> [Task details] Repeat the lines from the one containing "What TikZ code" through the last line of the data, exactly, pictures omitted.

> [Dataset records]
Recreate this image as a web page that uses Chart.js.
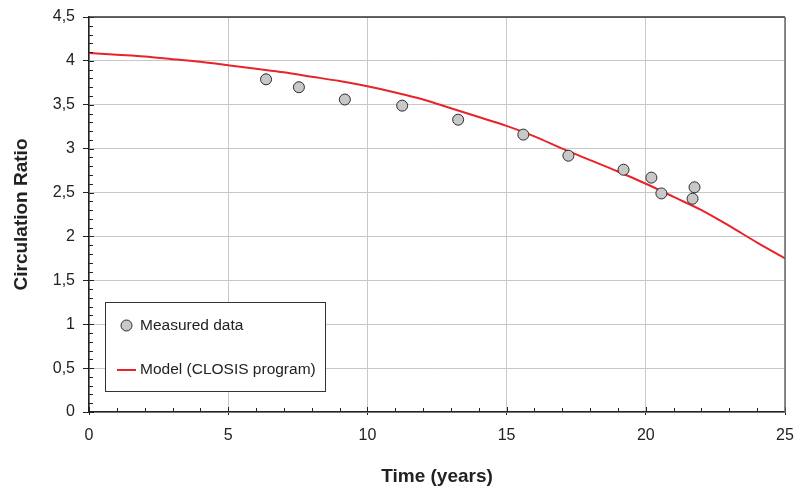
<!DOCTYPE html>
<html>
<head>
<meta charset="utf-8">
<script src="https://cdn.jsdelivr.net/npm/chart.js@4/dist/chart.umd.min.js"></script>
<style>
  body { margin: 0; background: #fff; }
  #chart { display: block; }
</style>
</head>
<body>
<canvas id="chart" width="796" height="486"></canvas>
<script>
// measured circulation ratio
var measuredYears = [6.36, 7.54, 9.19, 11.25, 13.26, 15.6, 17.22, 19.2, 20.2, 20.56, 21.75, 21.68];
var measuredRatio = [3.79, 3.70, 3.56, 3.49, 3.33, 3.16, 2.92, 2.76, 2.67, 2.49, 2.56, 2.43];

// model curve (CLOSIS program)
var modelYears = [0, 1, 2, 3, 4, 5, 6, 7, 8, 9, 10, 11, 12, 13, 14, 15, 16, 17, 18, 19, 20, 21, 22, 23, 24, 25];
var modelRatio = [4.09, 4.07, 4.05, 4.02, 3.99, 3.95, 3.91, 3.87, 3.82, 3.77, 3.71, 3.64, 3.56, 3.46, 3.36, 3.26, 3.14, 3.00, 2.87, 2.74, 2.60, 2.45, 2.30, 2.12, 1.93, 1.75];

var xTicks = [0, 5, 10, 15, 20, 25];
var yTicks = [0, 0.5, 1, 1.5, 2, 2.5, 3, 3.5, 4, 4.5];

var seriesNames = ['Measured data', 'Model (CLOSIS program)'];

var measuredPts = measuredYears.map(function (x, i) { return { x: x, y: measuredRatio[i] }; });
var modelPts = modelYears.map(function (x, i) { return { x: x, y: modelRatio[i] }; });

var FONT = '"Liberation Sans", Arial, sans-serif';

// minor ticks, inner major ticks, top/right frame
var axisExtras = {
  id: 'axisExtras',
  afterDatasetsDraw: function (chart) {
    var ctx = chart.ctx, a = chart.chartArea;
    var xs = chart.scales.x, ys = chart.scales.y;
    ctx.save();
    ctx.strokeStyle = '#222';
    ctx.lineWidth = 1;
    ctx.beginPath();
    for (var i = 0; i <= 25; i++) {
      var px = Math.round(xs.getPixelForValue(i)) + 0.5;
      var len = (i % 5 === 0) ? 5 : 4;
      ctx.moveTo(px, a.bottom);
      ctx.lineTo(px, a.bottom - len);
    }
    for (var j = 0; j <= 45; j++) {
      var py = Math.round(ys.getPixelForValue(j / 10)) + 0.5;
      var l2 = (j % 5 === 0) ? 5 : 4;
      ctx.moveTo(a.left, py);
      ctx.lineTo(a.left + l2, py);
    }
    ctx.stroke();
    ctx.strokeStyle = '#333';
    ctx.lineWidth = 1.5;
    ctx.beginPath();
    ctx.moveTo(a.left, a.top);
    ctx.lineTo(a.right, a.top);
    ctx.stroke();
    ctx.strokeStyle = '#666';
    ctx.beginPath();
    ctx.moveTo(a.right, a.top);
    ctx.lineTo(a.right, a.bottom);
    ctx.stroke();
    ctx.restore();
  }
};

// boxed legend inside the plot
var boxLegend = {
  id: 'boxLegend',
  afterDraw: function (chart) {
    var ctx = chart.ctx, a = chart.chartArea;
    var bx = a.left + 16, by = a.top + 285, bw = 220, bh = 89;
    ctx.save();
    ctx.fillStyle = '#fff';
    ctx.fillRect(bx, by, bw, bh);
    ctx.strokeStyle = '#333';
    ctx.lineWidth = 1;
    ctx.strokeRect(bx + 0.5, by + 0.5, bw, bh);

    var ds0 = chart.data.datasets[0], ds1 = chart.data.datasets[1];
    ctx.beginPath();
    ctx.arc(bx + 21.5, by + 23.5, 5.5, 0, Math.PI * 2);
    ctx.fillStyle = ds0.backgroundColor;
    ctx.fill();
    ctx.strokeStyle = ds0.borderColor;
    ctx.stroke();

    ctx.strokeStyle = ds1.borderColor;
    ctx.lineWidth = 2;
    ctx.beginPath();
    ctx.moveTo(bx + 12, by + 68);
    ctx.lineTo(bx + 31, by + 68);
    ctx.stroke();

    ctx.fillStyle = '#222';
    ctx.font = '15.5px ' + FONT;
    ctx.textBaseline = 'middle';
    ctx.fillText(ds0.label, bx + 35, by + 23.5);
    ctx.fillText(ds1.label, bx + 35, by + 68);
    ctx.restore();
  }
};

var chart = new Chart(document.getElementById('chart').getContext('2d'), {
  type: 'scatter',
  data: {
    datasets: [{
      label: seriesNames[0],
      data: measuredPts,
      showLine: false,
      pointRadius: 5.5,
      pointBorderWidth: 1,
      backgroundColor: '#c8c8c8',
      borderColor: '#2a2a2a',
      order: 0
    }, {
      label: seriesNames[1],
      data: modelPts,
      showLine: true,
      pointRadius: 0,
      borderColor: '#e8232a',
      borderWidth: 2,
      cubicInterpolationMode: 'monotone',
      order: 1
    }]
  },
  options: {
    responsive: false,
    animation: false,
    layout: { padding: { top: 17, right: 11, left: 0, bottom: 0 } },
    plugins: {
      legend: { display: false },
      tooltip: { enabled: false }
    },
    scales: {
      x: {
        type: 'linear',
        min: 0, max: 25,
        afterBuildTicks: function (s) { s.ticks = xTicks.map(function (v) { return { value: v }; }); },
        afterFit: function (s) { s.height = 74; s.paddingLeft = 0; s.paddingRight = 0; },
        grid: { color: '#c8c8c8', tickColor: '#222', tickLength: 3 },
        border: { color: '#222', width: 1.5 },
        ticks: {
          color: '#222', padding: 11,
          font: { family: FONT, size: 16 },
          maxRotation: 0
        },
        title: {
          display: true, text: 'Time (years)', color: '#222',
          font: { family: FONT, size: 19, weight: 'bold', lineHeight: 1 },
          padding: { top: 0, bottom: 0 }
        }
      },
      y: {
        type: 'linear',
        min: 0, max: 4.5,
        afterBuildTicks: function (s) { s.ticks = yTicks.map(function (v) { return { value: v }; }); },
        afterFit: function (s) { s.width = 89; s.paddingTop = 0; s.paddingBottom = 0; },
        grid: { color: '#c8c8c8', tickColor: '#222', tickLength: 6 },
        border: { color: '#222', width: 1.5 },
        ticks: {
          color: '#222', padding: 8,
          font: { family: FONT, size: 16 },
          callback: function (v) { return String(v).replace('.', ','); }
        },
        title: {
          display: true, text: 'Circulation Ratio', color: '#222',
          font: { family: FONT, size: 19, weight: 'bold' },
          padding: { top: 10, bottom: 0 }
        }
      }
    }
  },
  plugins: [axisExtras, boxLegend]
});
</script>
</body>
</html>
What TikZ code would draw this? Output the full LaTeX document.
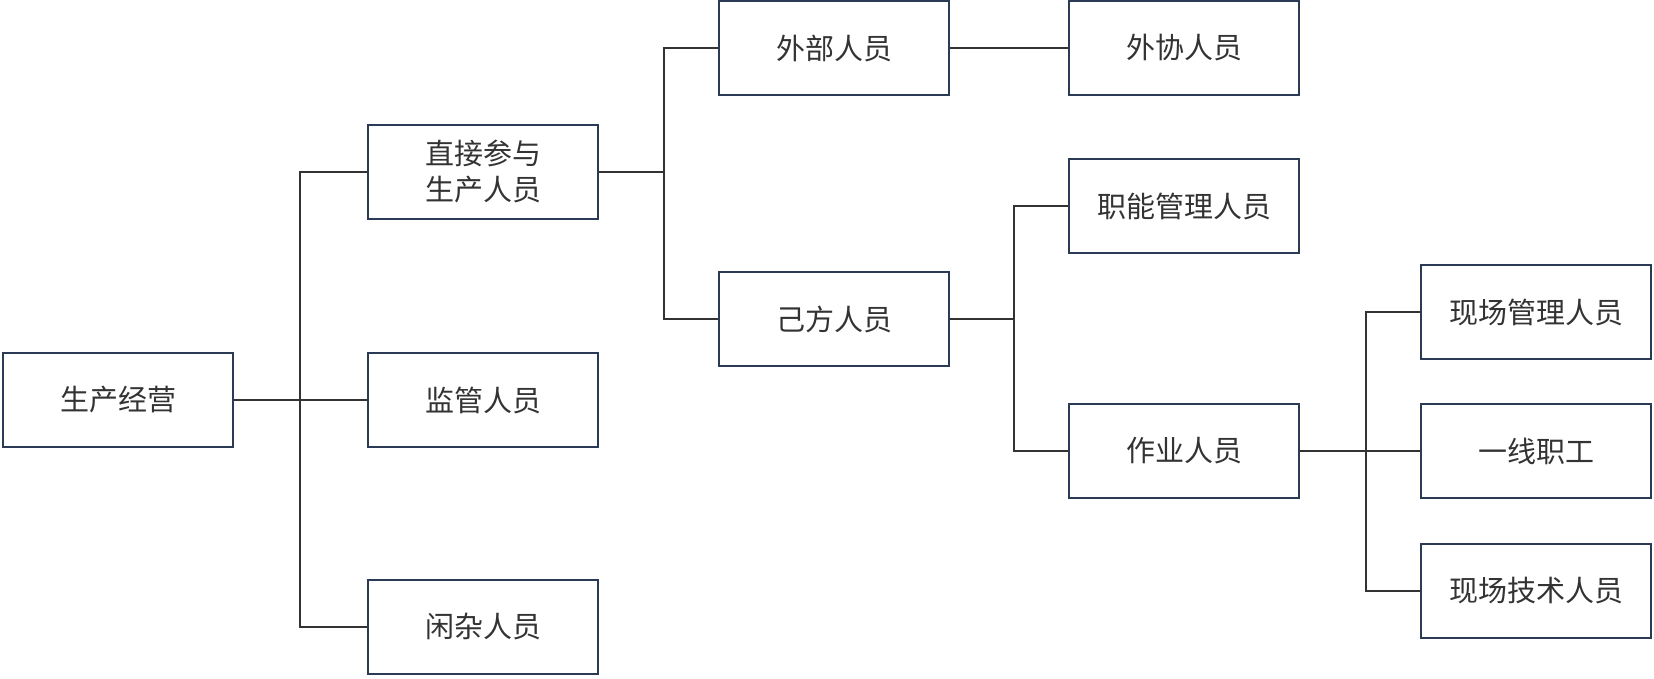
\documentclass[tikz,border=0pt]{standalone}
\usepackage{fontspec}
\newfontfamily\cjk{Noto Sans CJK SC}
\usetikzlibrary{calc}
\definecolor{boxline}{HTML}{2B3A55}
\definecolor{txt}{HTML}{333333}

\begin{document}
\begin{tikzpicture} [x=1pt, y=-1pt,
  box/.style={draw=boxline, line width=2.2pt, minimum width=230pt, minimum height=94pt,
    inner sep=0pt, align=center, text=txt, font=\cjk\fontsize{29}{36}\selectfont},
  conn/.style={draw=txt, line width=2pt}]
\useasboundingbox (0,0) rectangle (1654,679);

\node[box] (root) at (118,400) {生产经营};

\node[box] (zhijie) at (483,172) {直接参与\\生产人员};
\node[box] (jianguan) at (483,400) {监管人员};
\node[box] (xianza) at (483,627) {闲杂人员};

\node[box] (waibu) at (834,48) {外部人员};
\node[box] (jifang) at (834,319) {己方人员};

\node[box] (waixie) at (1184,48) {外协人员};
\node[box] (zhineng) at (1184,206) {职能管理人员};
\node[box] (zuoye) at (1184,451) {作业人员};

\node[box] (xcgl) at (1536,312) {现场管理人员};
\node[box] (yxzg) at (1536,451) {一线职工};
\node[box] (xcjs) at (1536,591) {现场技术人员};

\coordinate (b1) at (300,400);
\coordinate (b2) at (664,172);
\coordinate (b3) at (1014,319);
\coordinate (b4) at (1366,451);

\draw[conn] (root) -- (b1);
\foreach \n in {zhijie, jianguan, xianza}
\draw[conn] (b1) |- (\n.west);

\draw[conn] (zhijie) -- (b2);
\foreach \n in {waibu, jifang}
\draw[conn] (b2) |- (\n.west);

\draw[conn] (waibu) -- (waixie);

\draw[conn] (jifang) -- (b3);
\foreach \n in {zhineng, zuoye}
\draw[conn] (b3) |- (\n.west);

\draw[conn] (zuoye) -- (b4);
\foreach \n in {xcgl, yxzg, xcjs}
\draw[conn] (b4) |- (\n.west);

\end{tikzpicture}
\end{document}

> [Output of the exercise]
What TikZ code would draw this? Output the full LaTeX document.
\documentclass[tikz,border=0pt]{standalone}
\usepackage{fontspec}
\newfontfamily\cjk{Noto Sans CJK SC}
\usetikzlibrary{calc}
\definecolor{boxline}{HTML}{2B3A55}
\definecolor{txt}{HTML}{333333}

\begin{document}
\begin{tikzpicture} [x=1pt, y=-1pt,
  box/.style={draw=boxline, line width=2.2pt, minimum width=230pt, minimum height=94pt,
    inner sep=0pt, align=center, text=txt, font=\cjk\fontsize{29}{36}\selectfont},
  conn/.style={draw=txt, line width=2pt}]
\useasboundingbox (0,0) rectangle (1654,679);

\node[box] (root) at (118,400) {生产经营};

\node[box] (zhijie) at (483,172) {直接参与\\生产人员};
\node[box] (jianguan) at (483,400) {监管人员};
\node[box] (xianza) at (483,627) {闲杂人员};

\node[box] (waibu) at (834,48) {外部人员};
\node[box] (jifang) at (834,319) {己方人员};

\node[box] (waixie) at (1184,48) {外协人员};
\node[box] (zhineng) at (1184,206) {职能管理人员};
\node[box] (zuoye) at (1184,451) {作业人员};

\node[box] (xcgl) at (1536,312) {现场管理人员};
\node[box] (yxzg) at (1536,451) {一线职工};
\node[box] (xcjs) at (1536,591) {现场技术人员};

\coordinate (b1) at (300,400);
\coordinate (b2) at (664,172);
\coordinate (b3) at (1014,319);
\coordinate (b4) at (1366,451);

\draw[conn] (root) -- (b1);
\foreach \n in {zhijie, jianguan, xianza}
\draw[conn] (b1) |- (\n.west);

\draw[conn] (zhijie) -- (b2);
\foreach \n in {waibu, jifang}
\draw[conn] (b2) |- (\n.west);

\draw[conn] (waibu) -- (waixie);

\draw[conn] (jifang) -- (b3);
\foreach \n in {zhineng, zuoye}
\draw[conn] (b3) |- (\n.west);

\draw[conn] (zuoye) -- (b4);
\foreach \n in {xcgl, yxzg, xcjs}
\draw[conn] (b4) |- (\n.west);

\end{tikzpicture}
\end{document}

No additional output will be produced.